In a live televised speech to mark the anniversary of 1979's Islamic revolution, Rouhani implicitly linked ongoing nuclear talks with world powers to resolving bloody conflicts in Iraq and Syria.
"If there is going to be peace and stability in the region, and terrorism is to be uprooted, there is no other way than with the presence of the Islamic republic of Iran," Rouhani said.
Huge crowds assembled at Azadi (Freedom) Square in Tehran to hear Rouhani speak and commemorate the tumultuous ouster of Shah Mohammad Reza Pahlavi 36 years ago.
The fall of the Shah was followed months later by the storming of the US embassy in Tehran by Islamist students, culminating in American diplomats being held prisoner.
The 444-day hostage crisis led to the severing of US-Iranian diplomatic relations and ushered in deep distrust between the two countries which persists to this day.
This year's anniversary is the second to coincide with intense diplomatic efforts aimed at ending a 12-year standoff over Tehran's nuclear programme.
Referring to the ongoing fight against extremists in Iraq and Syria, as well as political problems and instability in Yemen and Lebanon, Rouhani said Iran was playing a leading role in the Middle East.

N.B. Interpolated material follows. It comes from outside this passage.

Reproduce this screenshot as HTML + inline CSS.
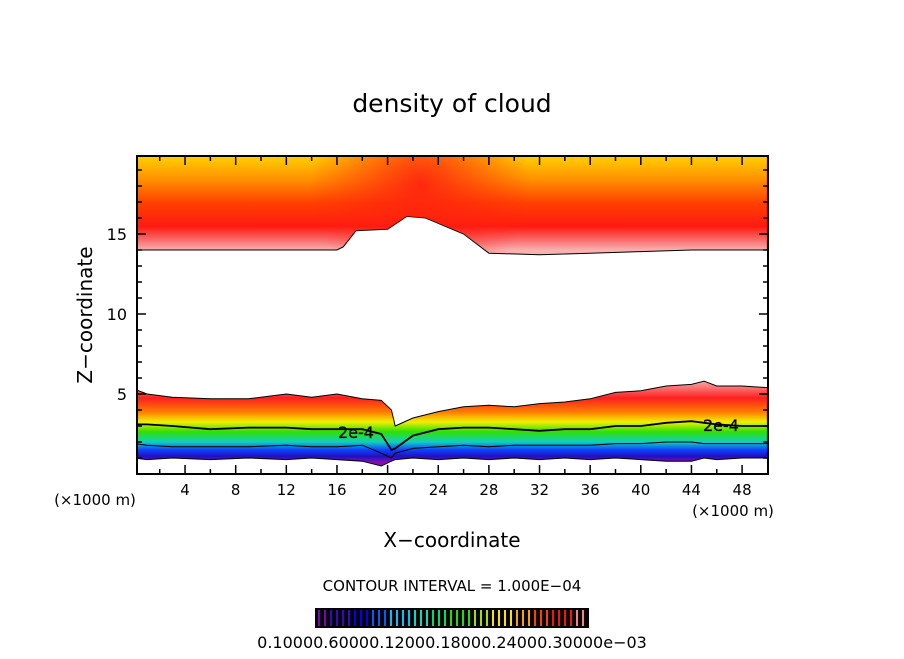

"You've seen in Iraq, Syria, Lebanon and Yemen that the power that could help those nations to counter terrorist groups was the Islamic republic of Iran," he said.
Rouhani then raised the issue of nuclear talks and lifting sanctions imposed on Tehran for pursuing its atomic programme.

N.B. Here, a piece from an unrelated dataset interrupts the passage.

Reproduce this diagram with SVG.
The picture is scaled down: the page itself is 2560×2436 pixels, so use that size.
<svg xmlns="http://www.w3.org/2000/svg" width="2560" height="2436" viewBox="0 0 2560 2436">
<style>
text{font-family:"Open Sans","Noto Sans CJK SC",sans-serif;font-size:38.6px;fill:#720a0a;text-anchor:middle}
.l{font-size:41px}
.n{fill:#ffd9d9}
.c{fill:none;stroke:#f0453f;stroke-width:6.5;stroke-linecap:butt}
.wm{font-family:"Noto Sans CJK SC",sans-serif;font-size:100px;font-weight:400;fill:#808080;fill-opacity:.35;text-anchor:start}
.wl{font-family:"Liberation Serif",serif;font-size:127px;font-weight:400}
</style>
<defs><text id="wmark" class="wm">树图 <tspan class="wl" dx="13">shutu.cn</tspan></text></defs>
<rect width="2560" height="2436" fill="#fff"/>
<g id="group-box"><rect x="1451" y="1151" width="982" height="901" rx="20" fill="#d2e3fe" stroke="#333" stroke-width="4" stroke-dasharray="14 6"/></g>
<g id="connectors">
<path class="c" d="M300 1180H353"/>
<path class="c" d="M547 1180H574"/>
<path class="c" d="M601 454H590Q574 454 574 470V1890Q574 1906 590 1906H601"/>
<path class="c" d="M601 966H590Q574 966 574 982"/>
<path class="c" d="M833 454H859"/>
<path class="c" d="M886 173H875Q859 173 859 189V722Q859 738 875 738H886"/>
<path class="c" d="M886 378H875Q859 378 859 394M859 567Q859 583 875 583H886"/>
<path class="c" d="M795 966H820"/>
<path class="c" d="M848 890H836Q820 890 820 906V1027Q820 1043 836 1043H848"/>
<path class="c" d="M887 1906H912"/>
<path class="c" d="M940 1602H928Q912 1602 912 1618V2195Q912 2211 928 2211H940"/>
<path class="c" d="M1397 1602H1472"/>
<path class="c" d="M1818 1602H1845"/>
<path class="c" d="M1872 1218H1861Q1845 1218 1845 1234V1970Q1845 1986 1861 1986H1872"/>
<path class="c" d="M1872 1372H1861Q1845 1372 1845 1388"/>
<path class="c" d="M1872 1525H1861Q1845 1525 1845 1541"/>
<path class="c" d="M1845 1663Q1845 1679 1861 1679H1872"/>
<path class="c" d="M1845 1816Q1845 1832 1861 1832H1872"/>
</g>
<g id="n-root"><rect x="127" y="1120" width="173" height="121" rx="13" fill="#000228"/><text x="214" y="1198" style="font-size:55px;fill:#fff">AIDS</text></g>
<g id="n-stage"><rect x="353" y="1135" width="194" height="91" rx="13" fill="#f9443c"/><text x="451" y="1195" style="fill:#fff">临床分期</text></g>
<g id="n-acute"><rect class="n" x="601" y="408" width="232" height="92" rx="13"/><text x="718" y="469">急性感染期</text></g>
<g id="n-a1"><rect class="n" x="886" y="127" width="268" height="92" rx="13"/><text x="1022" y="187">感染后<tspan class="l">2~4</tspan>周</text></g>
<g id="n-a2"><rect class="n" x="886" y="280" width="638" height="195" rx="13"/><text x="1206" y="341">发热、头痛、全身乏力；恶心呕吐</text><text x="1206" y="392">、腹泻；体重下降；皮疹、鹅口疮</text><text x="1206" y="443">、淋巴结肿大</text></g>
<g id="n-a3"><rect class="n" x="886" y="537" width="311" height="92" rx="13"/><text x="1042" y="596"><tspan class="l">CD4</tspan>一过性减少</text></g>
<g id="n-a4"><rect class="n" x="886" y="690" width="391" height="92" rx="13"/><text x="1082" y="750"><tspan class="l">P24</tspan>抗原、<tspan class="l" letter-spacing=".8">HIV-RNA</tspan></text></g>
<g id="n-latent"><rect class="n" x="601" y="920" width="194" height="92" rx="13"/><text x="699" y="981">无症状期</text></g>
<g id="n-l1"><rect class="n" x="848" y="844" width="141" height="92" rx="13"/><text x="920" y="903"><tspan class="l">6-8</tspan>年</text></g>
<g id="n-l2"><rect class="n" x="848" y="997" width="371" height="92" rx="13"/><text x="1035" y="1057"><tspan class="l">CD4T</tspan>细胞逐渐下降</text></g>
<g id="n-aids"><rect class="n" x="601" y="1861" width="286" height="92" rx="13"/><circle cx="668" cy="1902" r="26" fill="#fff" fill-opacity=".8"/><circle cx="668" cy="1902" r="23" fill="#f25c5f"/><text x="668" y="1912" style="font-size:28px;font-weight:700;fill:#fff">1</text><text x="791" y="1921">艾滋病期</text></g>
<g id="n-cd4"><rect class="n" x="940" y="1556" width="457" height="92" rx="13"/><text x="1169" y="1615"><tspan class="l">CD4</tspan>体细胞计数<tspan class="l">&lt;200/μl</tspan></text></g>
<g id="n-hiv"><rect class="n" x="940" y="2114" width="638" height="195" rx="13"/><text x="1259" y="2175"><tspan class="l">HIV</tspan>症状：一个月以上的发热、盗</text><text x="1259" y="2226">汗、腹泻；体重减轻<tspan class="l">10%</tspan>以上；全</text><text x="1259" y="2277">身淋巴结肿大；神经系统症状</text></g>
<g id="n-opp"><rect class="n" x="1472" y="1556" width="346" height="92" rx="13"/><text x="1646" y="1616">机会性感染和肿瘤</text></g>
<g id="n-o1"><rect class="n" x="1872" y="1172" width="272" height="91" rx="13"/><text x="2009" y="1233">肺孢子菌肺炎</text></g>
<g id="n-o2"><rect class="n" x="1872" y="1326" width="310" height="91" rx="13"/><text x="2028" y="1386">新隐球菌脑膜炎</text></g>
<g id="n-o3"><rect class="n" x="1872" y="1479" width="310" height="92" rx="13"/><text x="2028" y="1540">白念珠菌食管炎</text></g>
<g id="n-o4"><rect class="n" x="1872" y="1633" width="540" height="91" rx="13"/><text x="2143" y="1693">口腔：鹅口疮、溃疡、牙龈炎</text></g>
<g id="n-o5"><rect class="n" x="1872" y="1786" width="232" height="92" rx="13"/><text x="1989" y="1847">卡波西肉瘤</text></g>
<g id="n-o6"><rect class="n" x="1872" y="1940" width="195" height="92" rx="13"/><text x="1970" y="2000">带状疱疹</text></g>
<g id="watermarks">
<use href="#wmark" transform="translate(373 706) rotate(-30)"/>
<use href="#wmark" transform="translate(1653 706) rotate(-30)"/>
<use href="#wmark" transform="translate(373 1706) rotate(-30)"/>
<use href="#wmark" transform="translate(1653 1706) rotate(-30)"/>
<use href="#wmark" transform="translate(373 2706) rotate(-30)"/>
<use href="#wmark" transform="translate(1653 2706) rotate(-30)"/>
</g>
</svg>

"What we are offering is to reach a win-win agreement, in which Iran will show transparency in its peaceful nuclear activities," he said.
"And the other side must end its wrong, inhumane and illegal sanctions. This is to the interest of both sides. They too need this."
An interim agreement in November 2013 saw Iran agree to curb some nuclear activities in exchange for limited sanctions relief but two deadlines for a comprehensive final deal have been missed.
Western nations have long suspected Iran of covertly pursuing nuclear weapons, allegations denied by Tehran, which insists its activities are for civilian energy development only.
The interim deal and subsequent talks have been seen as a victory for Rouhani's foreign policy, after eight years of stalled negotiations and escalating sanctions under his hardline predecessor Mahmoud Ahmadinejad.
Rouhani has the support of supreme leader Ayatollah Ali Khamenei, but hardliners in Tehran regularly argue Iran has already conceded too much by accepting limits on the nuclear programme.